The company, which started life as a market-darling developer of energy-efficient motors, and has since expanded into areas as diverse as the internet of things (IoT) and retail food and beverage, reported a net loss of $200,000 for the half-year ended June 30. That compares to a $500,000 loss for the same period last year.
The company’s shares traded above $10 at various times in the early and mid 2000s, but began a slow, painful decline in 2007 and since 2013 have never gone above 30 cents a share.
Funding has been a perennial problem for the company, with the level of debt compared to net worth doubling to over 35 percent from five years ago.

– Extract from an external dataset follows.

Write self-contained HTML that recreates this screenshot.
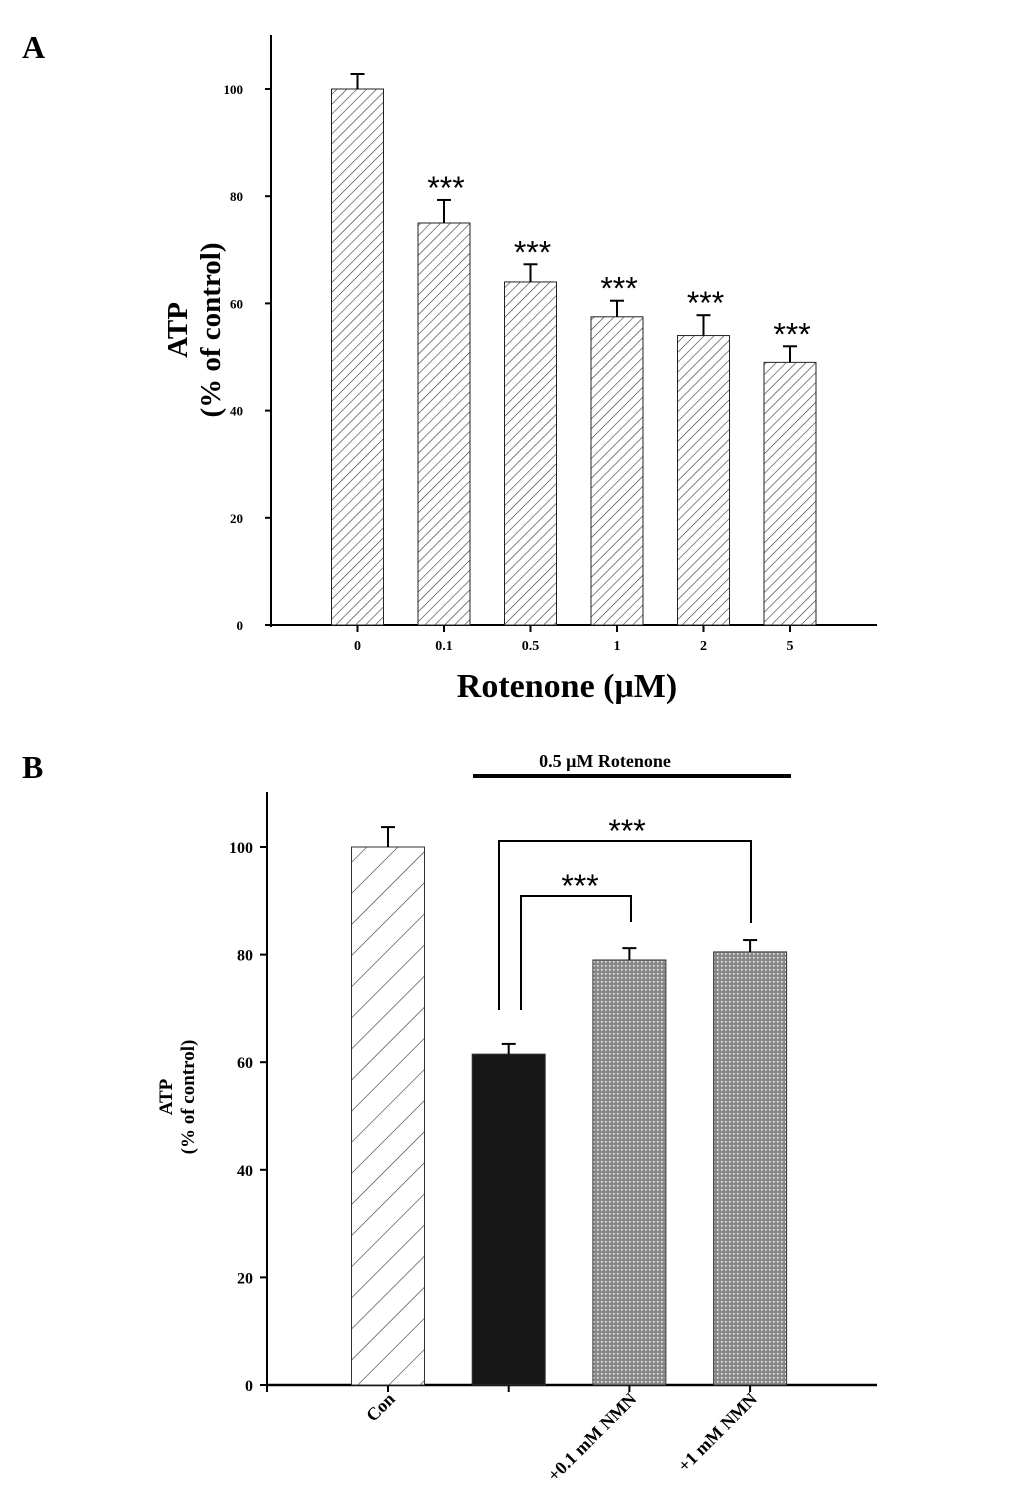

However, the immediate future is secure, says chief executive Greg Allen, with the company “in the process of documenting” a new $2.5 million loan, repayable in September 2019.
Allen said existing lender Meta Capital has also offered to extend the repayment date of its loan into 2019.
“With these new facilities in place the company is well positioned to repay existing debt due March 2019, manage changes in customer payment terms and locally-held customer inventory, and to commence investment in new IoT projects.”
WDT bought Australian-based digital marketing company iProximity in July. Allen said “several field trials are underway using iProximity’s solutions, including working with large global food brands to deliver... information to retailers and shoppers.”
Revenue at WDT grew 18 percent on last year to $28 million, with growth in America particularly strong, Allen said. In the second quarter of 2018, motors were 64 percent of the company’s total US revenue, while IoT solutions were 32 percent.
The stock last traded at 18.1 cents, having gained 13 percent so far this year.